Centrepoint is a four-part British television thriller, written by Nigel Williams and directed by Piers Haggard, first broadcast on Channel 4 on 8 October 1990. The series, which loosely retells the story of Hamlet, is set in London's Docklands at the time of its commercial development, and stars Jonathan Firth as Roland Wareing, whose father Nick has been missing for several years, presumed dead. However, when a mysterious telephone caller suggests that Nick may not be dead after all, Roland sets out to discover the truth behind the disappearance.

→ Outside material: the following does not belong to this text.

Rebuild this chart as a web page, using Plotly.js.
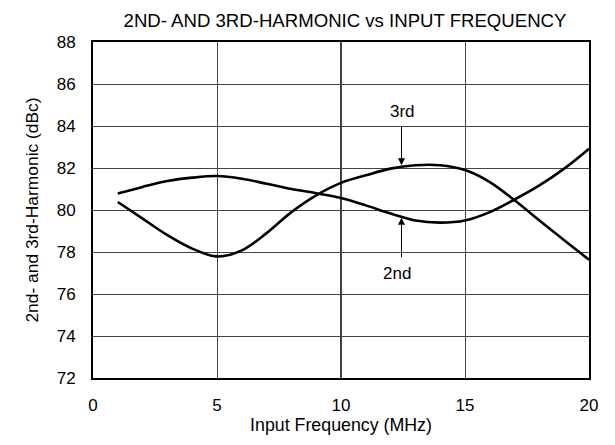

The series initially broadcast at 10:00pm on Mondays for four consecutive weeks between 8 and 29 October 1990, although was later re-edited from four episodes into two and rebroadcast on 9 and 16 May 1992. The series was described by Broadcast magazine as “an expensive fiasco in which ambition far outstretched ability”, and was listed among the worst programmes ever broadcast on Channel 4 in a press pack issued to celebrate the channel's 20th Anniversary in 2002. Subsequently, the series remains commercially unreleased on either VHS or DVD.

==Cast==
- Jonathan Firth as Roland Wareing
- Murray Head as Nick Wareing
- Cheryl Campbell as Maria Wareing
- Bob Peck as Armstrong
- John Shrapnel as Claud Wareing
- Abigail Cruttenden as Saskia
- Veronica Quilligan as Lulu
- Sian Ellis as Roland Wareing (Baby)
- David Stevenson as Roland Wareing (Age 10)
- Derrick O'Connor as Dum Dum
- Patrick Fierry as Ralph
- Jennifer Bryce as Claudia
- Joanna Clarke	as Harriet
- Adrian Dunbar as Brown
- Phillip Dogham as Guido
- Roger McKern as Katangai

==Episodes==

| No. | Title | Directed by | Written by | Original release date |
| 1 | "Episode 1" | Piers Haggard | Nigel Williams | 8 October 1990 |
Roland Wearing lives with his mother, Maria, and his uncle, Claud. Roland's father and Claud's brother, Nick, has been dead for 10 years. But mysterious phone calls and the appearance of Nick's friend Dum Dum, suggest the radical young man of the 1968 Paris student revolt might not have laid down his gun after all.
| 2 | "Episode 2" | Piers Haggard | Nigel Williams | 15 October 1990 |
Roland and Saskia investigate the car crash that supposedly killed Roland's father in 1979 and witness the extraordinary arrival of an uninvited guest at the wedding of his mother and uncle.
| 3 | "Episode 3" | Piers Haggard | Nigel Williams | 22 October 1990 |
Roland is at last re-united with his father Nick, and he agrees to help nail his uncle, Claud, and his Mother maria for betraying Nick. The spectre of Armstrong looms large as Roland and Saskia discover that he somehow links the events of 1968 to 1989.
| 4 | "Episode 4" | Piers Haggard | Nigel Williams | 29 October 1990 |
Armstrong and Nick urge Roland to get Claud off Armstrong's back. While Roland discovers more about the past, for Dum Dum the dream of peace and love is over. It ends with a confrontation between father and son.